>> begin DATA LINES

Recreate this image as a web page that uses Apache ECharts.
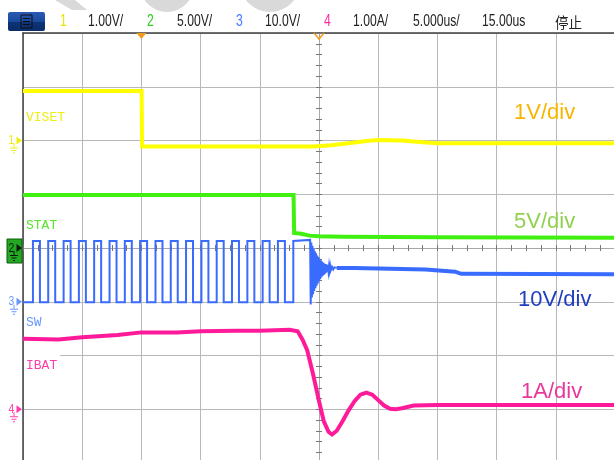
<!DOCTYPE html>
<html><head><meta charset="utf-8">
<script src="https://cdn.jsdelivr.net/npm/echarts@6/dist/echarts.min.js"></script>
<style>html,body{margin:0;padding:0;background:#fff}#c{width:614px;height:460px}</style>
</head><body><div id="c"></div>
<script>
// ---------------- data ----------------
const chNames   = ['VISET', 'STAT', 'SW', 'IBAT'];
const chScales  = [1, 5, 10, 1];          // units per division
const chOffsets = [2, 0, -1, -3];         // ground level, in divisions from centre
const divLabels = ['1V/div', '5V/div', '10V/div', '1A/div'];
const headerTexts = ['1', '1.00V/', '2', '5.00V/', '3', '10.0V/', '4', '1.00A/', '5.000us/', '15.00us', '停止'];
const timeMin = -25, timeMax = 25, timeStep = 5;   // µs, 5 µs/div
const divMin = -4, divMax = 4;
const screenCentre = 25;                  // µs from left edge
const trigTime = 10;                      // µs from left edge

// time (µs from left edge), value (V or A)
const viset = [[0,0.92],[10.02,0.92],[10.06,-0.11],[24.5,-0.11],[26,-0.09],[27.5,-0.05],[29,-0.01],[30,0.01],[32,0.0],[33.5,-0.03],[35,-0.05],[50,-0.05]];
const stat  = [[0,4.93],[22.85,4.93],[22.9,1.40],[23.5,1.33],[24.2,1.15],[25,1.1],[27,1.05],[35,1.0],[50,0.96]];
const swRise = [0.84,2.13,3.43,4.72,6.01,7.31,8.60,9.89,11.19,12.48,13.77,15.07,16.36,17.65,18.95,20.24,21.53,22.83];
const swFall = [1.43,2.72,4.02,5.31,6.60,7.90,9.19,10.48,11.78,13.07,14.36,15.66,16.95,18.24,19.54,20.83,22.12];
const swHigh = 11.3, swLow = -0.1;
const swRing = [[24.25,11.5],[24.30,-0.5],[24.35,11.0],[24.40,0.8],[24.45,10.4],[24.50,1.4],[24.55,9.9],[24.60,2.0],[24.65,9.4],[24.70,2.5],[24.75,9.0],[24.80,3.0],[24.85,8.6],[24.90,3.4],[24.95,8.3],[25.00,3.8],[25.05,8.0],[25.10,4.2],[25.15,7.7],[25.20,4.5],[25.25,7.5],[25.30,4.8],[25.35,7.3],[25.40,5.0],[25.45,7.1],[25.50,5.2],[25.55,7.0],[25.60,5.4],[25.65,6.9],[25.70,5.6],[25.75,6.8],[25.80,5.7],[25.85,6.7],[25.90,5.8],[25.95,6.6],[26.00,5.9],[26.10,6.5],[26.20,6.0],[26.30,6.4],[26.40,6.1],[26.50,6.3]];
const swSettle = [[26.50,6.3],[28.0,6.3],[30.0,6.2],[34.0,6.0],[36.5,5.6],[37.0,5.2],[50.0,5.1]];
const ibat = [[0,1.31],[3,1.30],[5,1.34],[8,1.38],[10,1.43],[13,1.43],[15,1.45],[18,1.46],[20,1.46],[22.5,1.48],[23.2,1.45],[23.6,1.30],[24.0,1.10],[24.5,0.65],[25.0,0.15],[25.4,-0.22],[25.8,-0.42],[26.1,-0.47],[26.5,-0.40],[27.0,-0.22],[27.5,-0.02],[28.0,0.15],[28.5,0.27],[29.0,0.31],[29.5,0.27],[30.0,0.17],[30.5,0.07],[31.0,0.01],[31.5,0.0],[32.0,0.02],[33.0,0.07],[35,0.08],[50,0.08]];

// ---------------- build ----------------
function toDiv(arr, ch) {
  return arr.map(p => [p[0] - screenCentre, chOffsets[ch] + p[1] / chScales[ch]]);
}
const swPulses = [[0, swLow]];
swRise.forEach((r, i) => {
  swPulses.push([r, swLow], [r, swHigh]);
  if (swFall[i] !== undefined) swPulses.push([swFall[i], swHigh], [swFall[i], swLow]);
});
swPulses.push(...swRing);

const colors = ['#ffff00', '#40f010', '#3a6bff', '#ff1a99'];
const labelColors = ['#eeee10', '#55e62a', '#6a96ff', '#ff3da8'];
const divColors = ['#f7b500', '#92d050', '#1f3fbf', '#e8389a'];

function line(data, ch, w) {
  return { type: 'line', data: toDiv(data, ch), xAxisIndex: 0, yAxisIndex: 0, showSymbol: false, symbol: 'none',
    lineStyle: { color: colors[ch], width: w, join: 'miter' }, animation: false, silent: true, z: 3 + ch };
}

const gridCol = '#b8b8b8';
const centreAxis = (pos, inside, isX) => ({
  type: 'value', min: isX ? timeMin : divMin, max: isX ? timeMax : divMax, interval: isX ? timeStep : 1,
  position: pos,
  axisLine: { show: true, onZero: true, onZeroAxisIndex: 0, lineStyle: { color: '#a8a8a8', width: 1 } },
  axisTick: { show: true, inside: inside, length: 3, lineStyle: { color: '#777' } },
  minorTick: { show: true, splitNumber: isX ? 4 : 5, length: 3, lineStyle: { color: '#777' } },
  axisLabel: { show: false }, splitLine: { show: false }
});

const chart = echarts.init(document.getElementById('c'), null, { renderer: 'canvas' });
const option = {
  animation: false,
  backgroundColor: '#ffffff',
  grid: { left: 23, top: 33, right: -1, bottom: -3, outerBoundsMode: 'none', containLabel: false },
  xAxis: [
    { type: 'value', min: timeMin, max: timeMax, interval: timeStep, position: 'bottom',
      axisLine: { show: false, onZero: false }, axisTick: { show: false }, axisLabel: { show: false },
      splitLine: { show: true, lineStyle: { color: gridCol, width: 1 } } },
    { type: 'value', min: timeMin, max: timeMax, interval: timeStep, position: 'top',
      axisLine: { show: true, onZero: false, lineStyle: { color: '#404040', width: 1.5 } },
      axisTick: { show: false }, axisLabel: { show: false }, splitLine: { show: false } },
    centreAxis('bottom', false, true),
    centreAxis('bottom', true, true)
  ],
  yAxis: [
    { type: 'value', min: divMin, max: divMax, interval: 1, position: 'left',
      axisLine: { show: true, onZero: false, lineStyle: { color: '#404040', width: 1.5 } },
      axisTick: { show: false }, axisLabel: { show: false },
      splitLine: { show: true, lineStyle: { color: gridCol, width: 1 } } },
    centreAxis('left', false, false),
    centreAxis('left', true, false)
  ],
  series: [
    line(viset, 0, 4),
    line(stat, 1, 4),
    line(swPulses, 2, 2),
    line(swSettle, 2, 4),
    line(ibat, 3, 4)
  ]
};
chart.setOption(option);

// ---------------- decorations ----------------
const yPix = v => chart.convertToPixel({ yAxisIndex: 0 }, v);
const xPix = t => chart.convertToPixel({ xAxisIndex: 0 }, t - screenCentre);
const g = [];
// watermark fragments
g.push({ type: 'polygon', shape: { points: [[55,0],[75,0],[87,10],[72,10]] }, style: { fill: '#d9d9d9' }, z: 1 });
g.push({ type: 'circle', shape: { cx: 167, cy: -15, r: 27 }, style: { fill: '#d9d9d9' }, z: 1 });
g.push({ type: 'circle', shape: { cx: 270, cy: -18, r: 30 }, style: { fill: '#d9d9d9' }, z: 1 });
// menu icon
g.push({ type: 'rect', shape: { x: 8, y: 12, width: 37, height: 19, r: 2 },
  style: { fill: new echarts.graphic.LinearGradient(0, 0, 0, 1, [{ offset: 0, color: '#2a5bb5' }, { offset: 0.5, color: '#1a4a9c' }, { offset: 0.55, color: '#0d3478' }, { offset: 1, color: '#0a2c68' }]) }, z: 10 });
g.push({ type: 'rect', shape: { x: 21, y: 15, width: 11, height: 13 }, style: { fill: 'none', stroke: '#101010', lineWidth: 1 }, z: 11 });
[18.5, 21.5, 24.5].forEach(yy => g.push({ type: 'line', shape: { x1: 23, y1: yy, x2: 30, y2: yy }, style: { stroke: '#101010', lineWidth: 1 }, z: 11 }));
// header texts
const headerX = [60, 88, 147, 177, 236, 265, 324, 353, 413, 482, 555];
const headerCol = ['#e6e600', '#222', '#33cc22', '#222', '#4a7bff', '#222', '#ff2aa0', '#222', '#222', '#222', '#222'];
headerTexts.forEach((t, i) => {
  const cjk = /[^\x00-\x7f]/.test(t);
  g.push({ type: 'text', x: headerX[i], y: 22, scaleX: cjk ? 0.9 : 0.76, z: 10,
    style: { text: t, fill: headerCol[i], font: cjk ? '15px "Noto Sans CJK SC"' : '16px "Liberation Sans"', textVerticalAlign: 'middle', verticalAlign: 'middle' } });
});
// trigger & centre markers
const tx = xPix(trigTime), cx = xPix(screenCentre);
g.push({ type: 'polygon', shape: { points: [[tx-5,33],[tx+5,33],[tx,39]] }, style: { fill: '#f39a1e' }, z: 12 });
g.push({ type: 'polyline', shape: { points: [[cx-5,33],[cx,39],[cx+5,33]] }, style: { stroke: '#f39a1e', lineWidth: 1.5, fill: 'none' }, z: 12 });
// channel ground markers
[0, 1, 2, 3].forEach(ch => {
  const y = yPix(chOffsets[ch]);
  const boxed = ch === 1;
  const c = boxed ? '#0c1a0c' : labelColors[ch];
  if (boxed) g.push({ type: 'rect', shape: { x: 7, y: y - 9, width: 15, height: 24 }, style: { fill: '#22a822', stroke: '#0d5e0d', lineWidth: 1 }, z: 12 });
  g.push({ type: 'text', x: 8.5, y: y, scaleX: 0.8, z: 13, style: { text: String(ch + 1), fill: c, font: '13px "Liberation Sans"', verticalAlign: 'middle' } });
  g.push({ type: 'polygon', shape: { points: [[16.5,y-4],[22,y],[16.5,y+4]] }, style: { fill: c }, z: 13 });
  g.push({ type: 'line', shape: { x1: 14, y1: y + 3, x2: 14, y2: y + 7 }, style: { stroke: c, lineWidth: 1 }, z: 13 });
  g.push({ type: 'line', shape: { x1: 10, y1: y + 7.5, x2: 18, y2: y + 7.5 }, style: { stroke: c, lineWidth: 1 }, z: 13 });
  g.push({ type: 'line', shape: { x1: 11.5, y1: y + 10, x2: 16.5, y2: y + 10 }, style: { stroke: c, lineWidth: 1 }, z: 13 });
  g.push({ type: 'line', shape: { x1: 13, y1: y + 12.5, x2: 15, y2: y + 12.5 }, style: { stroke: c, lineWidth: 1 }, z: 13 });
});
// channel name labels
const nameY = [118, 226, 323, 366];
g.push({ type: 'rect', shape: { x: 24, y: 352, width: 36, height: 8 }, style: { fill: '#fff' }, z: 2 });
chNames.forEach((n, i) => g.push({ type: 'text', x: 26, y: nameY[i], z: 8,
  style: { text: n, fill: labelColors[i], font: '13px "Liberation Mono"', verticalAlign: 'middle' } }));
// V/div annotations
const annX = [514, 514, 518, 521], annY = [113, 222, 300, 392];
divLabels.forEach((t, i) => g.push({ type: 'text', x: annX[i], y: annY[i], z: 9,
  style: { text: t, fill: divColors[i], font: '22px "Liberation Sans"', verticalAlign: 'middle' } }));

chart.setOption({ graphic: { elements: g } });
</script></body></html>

>> end DATA LINES

» WHAT IS ASKED: Copy exactly the lines running from the beginning of the listing through the line that has "const trigTime = 10;". Drop the pictures.

» WRITTEN SOLUTION:
Recreate this image as a web page that uses Apache ECharts.
<!DOCTYPE html>
<html><head><meta charset="utf-8">
<script src="https://cdn.jsdelivr.net/npm/echarts@6/dist/echarts.min.js"></script>
<style>html,body{margin:0;padding:0;background:#fff}#c{width:614px;height:460px}</style>
</head><body><div id="c"></div>
<script>
// ---------------- data ----------------
const chNames   = ['VISET', 'STAT', 'SW', 'IBAT'];
const chScales  = [1, 5, 10, 1];          // units per division
const chOffsets = [2, 0, -1, -3];         // ground level, in divisions from centre
const divLabels = ['1V/div', '5V/div', '10V/div', '1A/div'];
const headerTexts = ['1', '1.00V/', '2', '5.00V/', '3', '10.0V/', '4', '1.00A/', '5.000us/', '15.00us', '停止'];
const timeMin = -25, timeMax = 25, timeStep = 5;   // µs, 5 µs/div
const divMin = -4, divMax = 4;
const screenCentre = 25;                  // µs from left edge
const trigTime = 10;                      // µs from left edge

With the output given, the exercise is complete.